Nobody, as the rumors of the good professor’s death are premature and grossly exaggerated. And, according to the Chavista news site Aporrea, they are also totally misreported. My own quick and dirty translation from the Spanish follows:


On the TV show “In Confidence”, Ernesto Villegas uncovers evidence that the media, once more, are trying to invalidate the declarations of President Hugo Chavez–this time regarding the US writer Noam Chomsky, during his speech at the UN on the 20th of September.

The New York Times reported that Chavez “killed” Noam Chomsky by saying he was dead; other news agencies did the same. The press in Venezuela echoed those declarations, and El Nacional published an editorial on September 25 which made allusion to the “delicious report” the New York daily had printed on the subject.

Turns out that President Chavez didn’t “kill” Noam Chomsky, Villegas reports, though many believed he had, and described the Venezuelan president as a person with “cultural gaps”.

In the following analysis (video) you can see who really suffers from “cultural gaps” and who “killed” the US writer…

The video (Spanish only) makes clear that Chavez was not speaking of Chomsky as dead, but rather John Kenneth Galbraith–the great Canadian economist who advised Franklin D. Roosevelt and John F. Kennedy, and who passed away in April of this year.

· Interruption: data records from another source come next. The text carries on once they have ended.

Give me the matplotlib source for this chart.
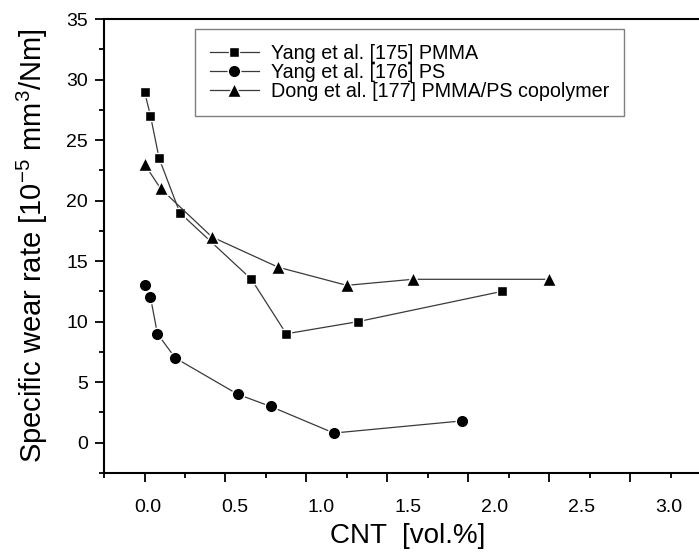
import matplotlib.pyplot as plt
from matplotlib.ticker import MultipleLocator

plt.rcParams['font.family'] = ['Liberation Sans', 'DejaVu Sans']
plt.rcParams['mathtext.fontset'] = 'custom'
plt.rcParams['mathtext.rm'] = 'Liberation Sans'
plt.rcParams['mathtext.default'] = 'rm'

# wear rate vs CNT content
pmma_label = 'Yang et al. [175] PMMA'
pmma_cnt = [0.0, 0.037, 0.09, 0.218, 0.66, 0.875, 1.317, 2.206]
pmma_wear = [29.0, 27.0, 23.5, 19.0, 13.5, 9.0, 10.0, 12.5]

ps_label = 'Yang et al. [176] PS'
ps_cnt = [0.0, 0.037, 0.08, 0.19, 0.576, 0.778, 1.169, 1.957]
ps_wear = [13.0, 12.0, 9.0, 7.0, 4.0, 3.0, 0.8, 1.8]

dong_label = 'Dong et al. [177] PMMA/PS copolymer'
dong_cnt = [0.0, 0.099, 0.416, 0.825, 1.249, 1.656, 2.496]
dong_wear = [23.0, 21.0, 17.0, 14.5, 13.0, 13.5, 13.5]

xtick_vals = [0.0, 0.5, 1.0, 1.5, 2.0, 2.5, 3.0]
xtick_labels = ['0.0', '0.5', '1.0', '1.5', '2.0', '2.5', '3.0']

fig = plt.figure(figsize=(6.99, 5.54), dpi=100)
ax = fig.add_axes([0.1488, 0.1462, 0.869, 0.8195])

line_kw = dict(color='#3a3a3a', lw=0.9, mfc='black', mec='white', mew=1.0)
ax.plot(pmma_cnt, pmma_wear, marker='s', ms=7.5, label=pmma_label, **line_kw)
ax.plot(ps_cnt, ps_wear, marker='o', ms=9, label=ps_label, **line_kw)
ax.plot(dong_cnt, dong_wear, marker='^', ms=10.5, label=dong_label, **line_kw)

ax.set_xlim(-0.25, 3.5)
ax.set_ylim(-2.5, 35)

for side in ['left', 'bottom', 'top']:
    ax.spines[side].set_linewidth(1.5)
ax.spines['right'].set_visible(False)

ax.yaxis.set_major_locator(MultipleLocator(5))
ax.yaxis.set_minor_locator(MultipleLocator(2.5))
ax.xaxis.set_major_locator(MultipleLocator(0.5))
ax.xaxis.set_minor_locator(MultipleLocator(0.25))
ax.tick_params(which='both', direction='out', width=1.3, top=False, right=False)
ax.tick_params(which='major', length=6.5)
ax.tick_params(which='minor', length=3.5)
ax.tick_params(axis='y', labelsize=14, pad=5)
ax.tick_params(axis='x', labelbottom=False)

# the value labels on the x axis are spread a little wider than the ticks
sec = ax.secondary_xaxis('bottom', functions=(lambda x: (x - 0.02) / 1.072,
                                              lambda v: v * 1.072 + 0.02))
sec.spines['bottom'].set_visible(False)
sec.set_xticks(xtick_vals, labels=xtick_labels)
sec.xaxis.set_minor_locator(MultipleLocator(10))
sec.tick_params(which='both', length=0, labelsize=14, pad=19)
sec.set_xlabel('CNT  [vol.%]', fontsize=20, labelpad=5)

ax.set_ylabel('Specific wear rate [10$^{-5}$ mm$^{3}$/Nm]', fontsize=21, labelpad=12)

leg = ax.legend(loc='upper left', bbox_to_anchor=(195 / 699, 1 - 29 / 554),
                bbox_transform=fig.transFigure, borderaxespad=0, fontsize=14.2,
                fancybox=False, edgecolor='#7f7f7f', framealpha=1,
                handlelength=2.5, handletextpad=0.6, borderpad=0.75,
                labelspacing=0.0)
leg.get_frame().set_linewidth(1.0)

fig.savefig('out.png', dpi=100)
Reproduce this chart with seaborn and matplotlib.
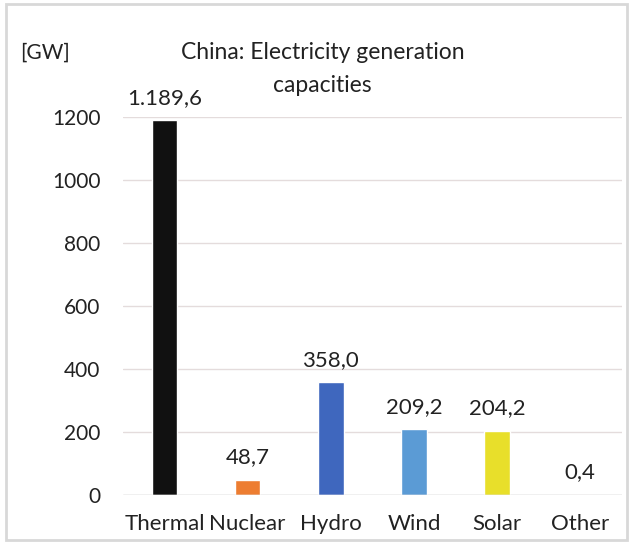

Somehow, the two intellectuals got conflated in the garbled reporting of the US press (and its Venezuelan parrots, who are all too willing to believe the worst of Chavez anyhow.) What Chavez actually said was that he hoped to meet Chomsky, and also that he wished he could have met Galbraith before the latter died.

Do you suppose the media will correct their mistake, and express regret for “killing” Noam Chomsky?